Oh, that song - you know, Time, by Hootie and the Blowfish. I love that song and their 1994 album "Cracked Rear View." Lots of radio play in the mid-90's and that folk-rock sound of theirs.

Anyway, in the past few weeks -- even more than usual -- I've been living by this agenda of mine, consumed by an hour-by-hour schedule of work, school and so on. In the middle of class I make lists -- lists with dozens of minor bullet points that have gotten put on the back burner: call the laundry company -- residents haven't been able to use the washing machine all semester in our lounge. Fill out this or that form. Pay the library fine from freshman year. Get internship papers in.

Much of what we have to do is merited and needs to be accomplished efficiently and so on, but constantly I find my mind journeying at lightning-speed to these to-do's -- life things, for sure, but not life-giving things.
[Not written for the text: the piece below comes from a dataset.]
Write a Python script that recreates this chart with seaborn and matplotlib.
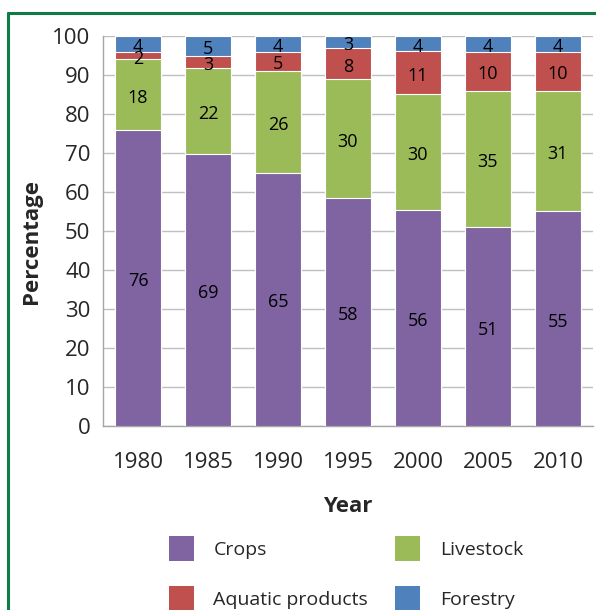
import numpy as np
import pandas as pd
import matplotlib
matplotlib.use("Agg")
import matplotlib.pyplot as plt
from matplotlib.lines import Line2D
from matplotlib.patches import Patch
import seaborn as sns

# ==========================
# DATA
# ==========================
years = ["1980", "1985", "1990", "1995", "2000", "2005", "2010"]
crops = [76, 69, 65, 58, 56, 51, 55]
livestock = [18, 22, 26, 30, 30, 35, 31]
aquatic = [2, 3, 5, 8, 11, 10, 10]
forestry = [4, 5, 4, 3, 4, 4, 4]

series = ["Crops", "Livestock", "Aquatic products", "Forestry"]
colors = ["#8064A2", "#9BBB59", "#C0504D", "#4F81BD"]

df = pd.DataFrame({"Year": years, "Crops": crops, "Livestock": livestock,
                   "Aquatic products": aquatic, "Forestry": forestry})

# 100% stacked -> normalise each year
pct = df[series].div(df[series].sum(axis=1), axis=0) * 100
cum = pct.cumsum(axis=1)

# ==========================
# STYLE
# ==========================
sns.set_style("white")
plt.rcParams["font.family"] = ["Open Sans", "DejaVu Sans"]

fig = plt.figure(figsize=(5.96, 6.10), dpi=100)
ax = fig.add_axes([103/596, 1-426/610, 490/596, 390/610])

# draw tallest cumulative first so lower segments sit on top
for s, c in zip(series[::-1], colors[::-1]):
    sns.barplot(x=df["Year"], y=cum[s], color=c, saturation=1, width=0.66,
                edgecolor="white", linewidth=0.8, ax=ax, zorder=3)

# segment labels
for i in range(len(years)):
    bottom = 0
    for s in series:
        h = pct[s].iloc[i]
        ax.text(i, bottom + h/2 - 0.8, str(df[s].iloc[i]), ha="center", va="center",
                fontsize=13, color="black", zorder=5)
        bottom += h

ax.set_ylim(0, 100)
ax.set_xlim(-0.5, len(years) - 0.5)
ax.set_yticks(np.arange(0, 101, 10))
ax.yaxis.grid(True, color="#BFBFBF", linewidth=1, zorder=0)
ax.set_axisbelow(True)

for sp in ["top", "right"]:
    ax.spines[sp].set_visible(False)
for sp in ["left", "bottom"]:
    ax.spines[sp].set_color("#A6A6A6")
    ax.spines[sp].set_linewidth(1)

ax.tick_params(axis="y", labelsize=16, length=5, width=1, color="#A6A6A6", pad=4, direction="out")
ax.tick_params(axis="x", which="major", labelsize=16, length=0, pad=19)
ax.set_xticks(np.arange(-0.5, len(years), 1), minor=True)
ax.tick_params(axis="x", which="minor", length=7, width=1, color="#A6A6A6", direction="out")

ax.set_xlabel("Year", fontsize=16, fontweight="bold")
ax.set_ylabel("Percentage", fontsize=16, fontweight="bold")
ax.xaxis.set_label_coords(0.5, (426-506)/390)
ax.xaxis.label.set_va("center")
ax.yaxis.set_label_coords((32-103)/490, 0.474)
ax.yaxis.label.set_va("center")

# ==========================
# LEGEND
# ==========================
handles = [Patch(facecolor=c, edgecolor="none") for c in colors]
order = [0, 2, 1, 3]
fig.legend([handles[k] for k in order], [series[k] for k in order],
           ncol=2, loc="upper left", bbox_to_anchor=(169/596, 1-536/610),
           frameon=False, fontsize=14, handlelength=1.28, handleheight=1.6,
           handletextpad=1.0, columnspacing=1.4, labelspacing=1.3,
           borderpad=0, borderaxespad=0)

# green frame
fig.add_artist(Line2D([8/596, 1], [1-13/610, 1-13/610], color="#107C41", linewidth=2.2))
fig.add_artist(Line2D([8/596, 8/596], [0, 1-13/610], color="#107C41", linewidth=2.2))

fig.savefig("out.png", dpi=100)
Why is it that I am content to be consumed by these ends -- these ends that too quickly become end-alls in my hours and days and weeks?

When I believe -- even for a moment -- that accomplishing tasks somehow will bring me a sense of satisfaction, I am not embracing truth and need to repent and turn to God for new strength and renewed desire to seek Him harder. As believers, we have to be choosing to fight for joy in Jesus Christ, in a Western culture where we barter with one another to be penciled into each other's lives, where time is big money, where we long for authentic, unhindered hours together but spend time behind LCD screens instead, where we overbook and wear ourselves so thin that the only option seems to be evenings of closed doors and crashing on the couch.
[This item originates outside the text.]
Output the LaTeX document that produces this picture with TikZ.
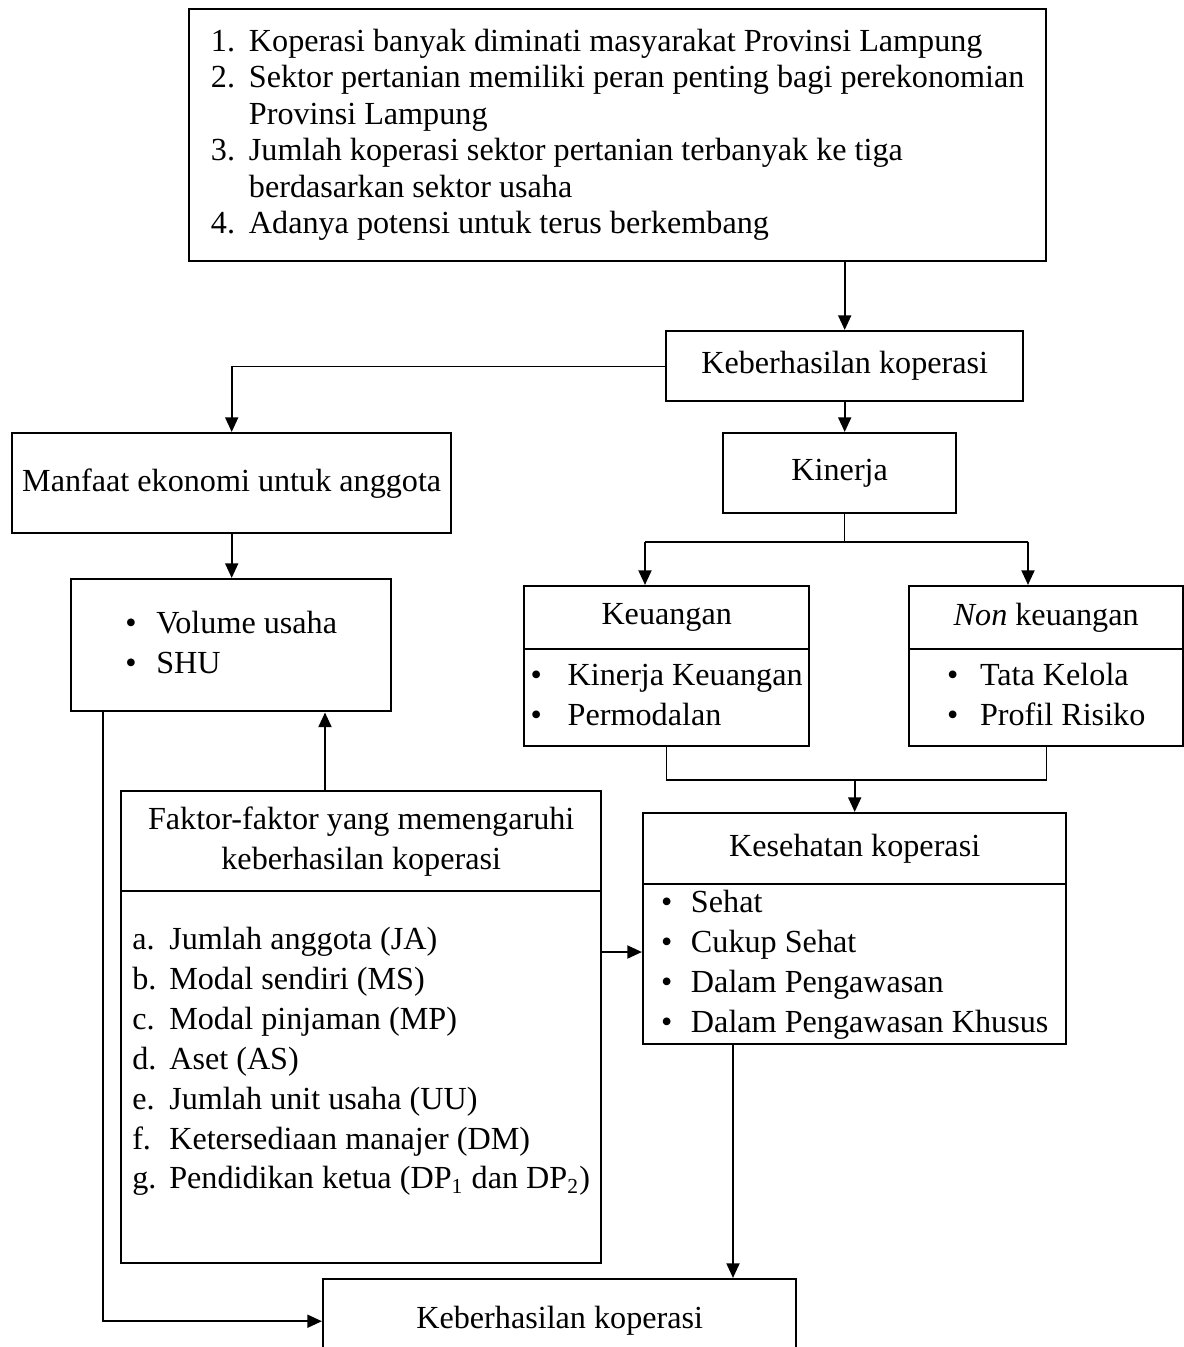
\documentclass[tikz,border=0pt]{standalone}
\usepackage{fontspec}
\setmainfont{Liberation Serif}
\usetikzlibrary{arrows.meta}
\newlength\unitpx
\setlength\unitpx{0.373pt}
\tikzset{
  box/.style={draw, line width=0.9pt, inner sep=0pt, anchor=north west,
    font=\fontsize{12}{14.9}\selectfont},
  arr/.style={line width=0.9pt, -{Triangle[length=5.5pt,width=4.8pt]}},
  thinline/.style={line width=0.45pt},
}
\begin{document}
\begin{tikzpicture}[x=\unitpx, y=-\unitpx]
\useasboundingbox (0,0) rectangle (1184,1347);
% boxes
\node[box, minimum width=857*\unitpx, minimum height=252*\unitpx, font=\fontsize{12}{13.6}\selectfont] (motiv) at (188,8){%
\begin{tabular}{@{}p{38\unitpx}@{}l@{}}
1. & Koperasi banyak diminati masyarakat Provinsi Lampung\\
2. & Sektor pertanian memiliki peran penting bagi perekonomian\\
   & Provinsi Lampung\\
3. & Jumlah koperasi sektor pertanian terbanyak ke tiga\\
   & berdasarkan sektor usaha\\
4. & Adanya potensi untuk terus berkembang
\end{tabular}};
\node[box, minimum width=357*\unitpx, minimum height=70*\unitpx] (kh) at (665,330){Keberhasilan koperasi};
\node[box, minimum width=439*\unitpx, minimum height=100*\unitpx] (manf) at (11,432){Manfaat ekonomi untuk anggota};
\node[box, minimum width=233*\unitpx, minimum height=80*\unitpx] (kin) at (722,432){Kinerja};
\node[box, minimum width=320*\unitpx, minimum height=132*\unitpx] (vol) at (70,578){%
\begin{tabular}{@{}p{31\unitpx}@{}l@{}}
\textbullet & Volume usaha\\
\textbullet & SHU
\end{tabular}};
\node[box, minimum width=285*\unitpx, minimum height=63*\unitpx] (keu) at (523,585){Keuangan};
\node[box, minimum width=285*\unitpx, minimum height=97*\unitpx] (keuitems) at (523,648){%
\begin{tabular}{@{}p{37\unitpx}@{}l@{}}
\textbullet & Kinerja Keuangan\\
\textbullet & Permodalan
\end{tabular}};
\node[box, minimum width=274*\unitpx, minimum height=63*\unitpx] (non) at (908,585){\textit{Non} keuangan};
\node[box, minimum width=274*\unitpx, minimum height=97*\unitpx] (nonitems) at (908,648){%
\begin{tabular}{@{}p{33\unitpx}@{}l@{}}
\textbullet & Tata Kelola\\
\textbullet & Profil Risiko
\end{tabular}};
\node[box, minimum width=480*\unitpx, minimum height=100*\unitpx, align=center] (fak) at (120,790){Faktor-faktor yang memengaruhi\\keberhasilan koperasi};
\node[box, minimum width=480*\unitpx, minimum height=372*\unitpx] (faklist) at (120,890){%
\begin{tabular}{@{}p{37\unitpx}@{}l@{}}
a. & Jumlah anggota (JA)\\
b. & Modal sendiri (MS)\\
c. & Modal pinjaman (MP)\\
d. & Aset (AS)\\
e. & Jumlah unit usaha (UU)\\
f. & Ketersediaan manajer (DM)\\
g. & Pendidikan ketua (DP\textsubscript{1} dan DP\textsubscript{2})\\[12pt]
\end{tabular}};
\node[box, minimum width=423*\unitpx, minimum height=71*\unitpx] (kes) at (642,812){Kesehatan koperasi};
\node[box, minimum width=423*\unitpx, minimum height=160*\unitpx] (kesitems) at (642,883){%
\begin{tabular}{@{}p{30\unitpx}@{}l@{}}
\textbullet & Sehat\\
\textbullet & Cukup Sehat\\
\textbullet & Dalam Pengawasan\\
\textbullet & Dalam Pengawasan Khusus
\end{tabular}};
\node[box, minimum width=473*\unitpx, minimum height=84*\unitpx] (bot) at (322,1278){Keberhasilan koperasi};
% junction points
\coordinate (brL) at (645,542);
\coordinate (brR) at (1028,542);
\coordinate (jn) at (853,780);
\coordinate (upf) at (325,790);
\coordinate (side) at (600,952);
\coordinate (dn) at (733,1043);
\coordinate (lft) at (103,710);
% connectors
\draw[arr] (kh.north |- motiv.south) -- (kh.north);
\draw[thinline] (kh.west) -- (kh.west -| manf.north);
\draw[arr] (kh.west -| manf.north) -- (manf.north);
\draw[arr] (kh.south) -- (kh.south |- kin.north);
\draw[thinline] (kh.south |- kin.south) -- (kh.south |- brL);
\draw[thinline] (brL) -- (brR);
\draw[arr] (brL) -- (brL |- keu.north);
\draw[arr] (brR) -- (brR |- non.north);
\draw[thinline] (keuitems.south) |- (jn) -| (nonitems.south);
\draw[arr] (kes.north |- jn) -- (kes.north);
\draw[arr] (manf.south) -- (manf.south |- vol.north);
\draw[arr] (upf) -- (upf |- vol.south);
\draw[arr] (side) -- (side -| kesitems.west);
\draw[arr] (dn) -- (dn |- bot.north);
\draw[arr] (lft) |- (bot.west);
\end{tikzpicture}
\end{document}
Oh, but this is me -- and I need to be changed.

As believers in America, we really have to cry out to God to change what comes so naturally for us -- measuring value by passing minutes, contentment with running so hard that we make ourselves sick.

For me, I could choose to not check my cell phone for the time twenty-five times during Linguistics or leave just enough time to grab-and-go for lunch before hitting the Quad for the day. I could wake up earlier so that evenings could free up for time with friends or I could turn off my laptop so that I'm not writing dozens of e-mails minutes before I hit the sack.
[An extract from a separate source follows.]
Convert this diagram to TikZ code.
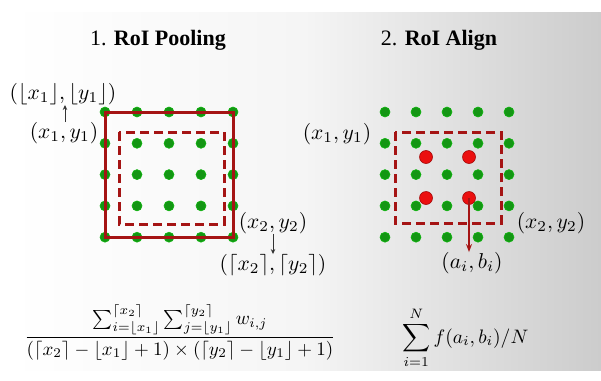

All of those goals seem reachable, but you know what? I need real heart-change that can only be initiated by our Lord. In humility, I must plead for real rest in Him. In honesty, I must invite other believers alongside me to be intentional about fighting for joy.

There's this great resource through a Campus Crusade for Christ website that explores why aligning ourselves with God's purposes on a daily basis is so vital. Here's a quote from Jean Fleming's Food for the Soul:

A Time to Refocus

Quiet time (a.k.a. prayer, reading the Bible, trusting the Spirit, hearing from God) can keep you from frittering your life away on the extraneous, the peripheral. In a culture that exalts and feeds busyness, quiet time can refocus your attention daily on what really matters. God will remind you that your relationship with Him is supreme; every thing else must be subordinate to that relationship. When you pause in God’s presence, the fog clears and values sharpen. You realign yourself with the commitments you’ve made to God and others. The important things emerge, and the secondary things recede one again. The busier you are, the more desperately you need the pause that refreshes.

I can see the reality of this in my own life. If I am not depending on Jesus and interceding in prayer, my efforts -- in classwork, friendships, ministry and so on -- can end up being tasks instead of big-time joys. In order to fully understand His plan and even what really is important, I have to be WITH Him! Isn't it funny that what makes the most sense is the hardest discipline to develop?

Really, it should be simple.

Jesus says, "Come to Me," so I should go.

It's that time when words here must be reality.